A win in California could help to create changes in other states as well—but this is far from being the only effort being undertaken to change the cash bond system. Across the country, criminal justice reformers are seeking to change bail, with proposals that include a credit-card-based system, bail funds to help poor defendants, and abolishing the cash bail system altogether, as the California lawsuit seeks to do. Not only does it put an undue financial burden on those who cannot afford to post bail, but it can also result in innocent people being put in prison.

“When you’re in jail on bail, you’re far more likely to plead guilty—and to worse sentences—whether you’re innocent or not,” Scott Hechinger, a public defender in Brooklyn, recently told TakePart. The cash bail system is used in nearly all county jails across the country, while those facing federal charges for nonviolent offenses can go free without posting bail ahead of trial. Federal suspects charged with violent crimes can be denied bail.
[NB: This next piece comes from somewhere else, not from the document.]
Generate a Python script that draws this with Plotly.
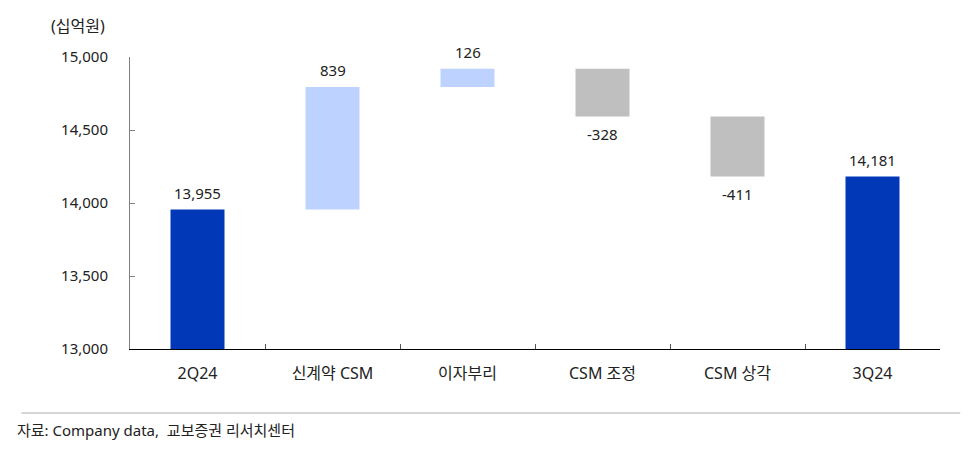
import plotly.graph_objects as go

# CSM 변동 (십억원)
categories = ['2Q24', '신계약 CSM', '이자부리', 'CSM 조정', 'CSM 상각', '3Q24']
values = [13955, 839, 126, -328, -411, 14181]
measures = ['absolute', 'relative', 'relative', 'relative', 'relative', 'total']

FONT = 'Noto Sans, Noto Sans CJK KR'
TXT = '#222222'

fig = go.Figure()

fig.add_trace(go.Waterfall(
    x=categories,
    y=values,
    measure=measures,
    width=0.4,
    connector=dict(visible=False),
    increasing=dict(marker=dict(color='#BDD2FF')),
    decreasing=dict(marker=dict(color='#BFBFBF')),
    totals=dict(marker=dict(color='#0038B8')),
    showlegend=False,
))

# value labels: above rising/total bars, below falling ones
labels = []
level = 0
for cat, v, m in zip(categories, values, measures):
    if m == 'absolute':
        level = v
        top = v
    elif m == 'total':
        top = level
    else:
        level += v
        top = level if v > 0 else level
    up = v > 0
    labels.append(dict(
        x=cat, y=top, text=f'{v:,}', showarrow=False,
        yanchor='bottom' if up else 'top', yshift=5 if up else -5,
        font=dict(size=15, color=TXT, family=FONT),
    ))

fig.update_yaxes(
    range=[13000, 15000],
    dtick=500,
    tickformat=',',
    showgrid=False,
    zeroline=False,
    showline=True,
    linecolor='#7f7f7f',
    linewidth=1,
    ticks='inside',
    ticklen=5,
    tickcolor='#7f7f7f',
    ticklabelstandoff=18,
    tickfont=dict(size=15, color=TXT, family=FONT),
)
fig.update_xaxes(
    showgrid=False,
    showline=True,
    linecolor='black',
    linewidth=1,
    ticks='inside',
    tickson='boundaries',
    ticklen=5,
    tickcolor='#555555',
    ticklabelstandoff=10,
    tickfont=dict(size=16, color=TXT, family=FONT),
)

# page body adds an 8px offset, margins compensate for it
fig.update_layout(
    width=970,
    height=452,
    margin=dict(l=122, r=38, t=49, b=111),
    plot_bgcolor='white',
    paper_bgcolor='white',
    font=dict(family=FONT),
    annotations=labels + [
        dict(text='(십억원)', xref='paper', yref='paper', x=-0.028, y=1.06,
             xanchor='right', yanchor='bottom', showarrow=False,
             font=dict(size=16, color=TXT, family=FONT)),
        dict(text='자료: Company data,  교보증권 리서치센터', xref='paper', yref='paper',
             x=-0.142, y=-0.235, xanchor='left', yanchor='top', showarrow=False,
             font=dict(size=15, color=TXT, family=FONT)),
    ],
    shapes=[
        dict(type='line', xref='paper', yref='paper', x0=-0.134, x1=1.025,
             y0=-0.219, y1=-0.219, line=dict(color='#c8c8c8', width=1.5)),
    ],
)

fig.write_html('out.html')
While there can be a high personal cost for those faced with either posting bail or staying in jail—and potentially losing wages or being fired from a job altogether—and taxpayers have to foot the bill for those who do remain behind bars, there is opposition to reforming the bail system. The California Bail Agents Association filed paperwork last week in opposition to the San Francisco lawsuit, according to the AP.

Come January, Equal Justice Under Law is expected to request the suspension of cash bail in San Francisco while the lawsuit is being resolved.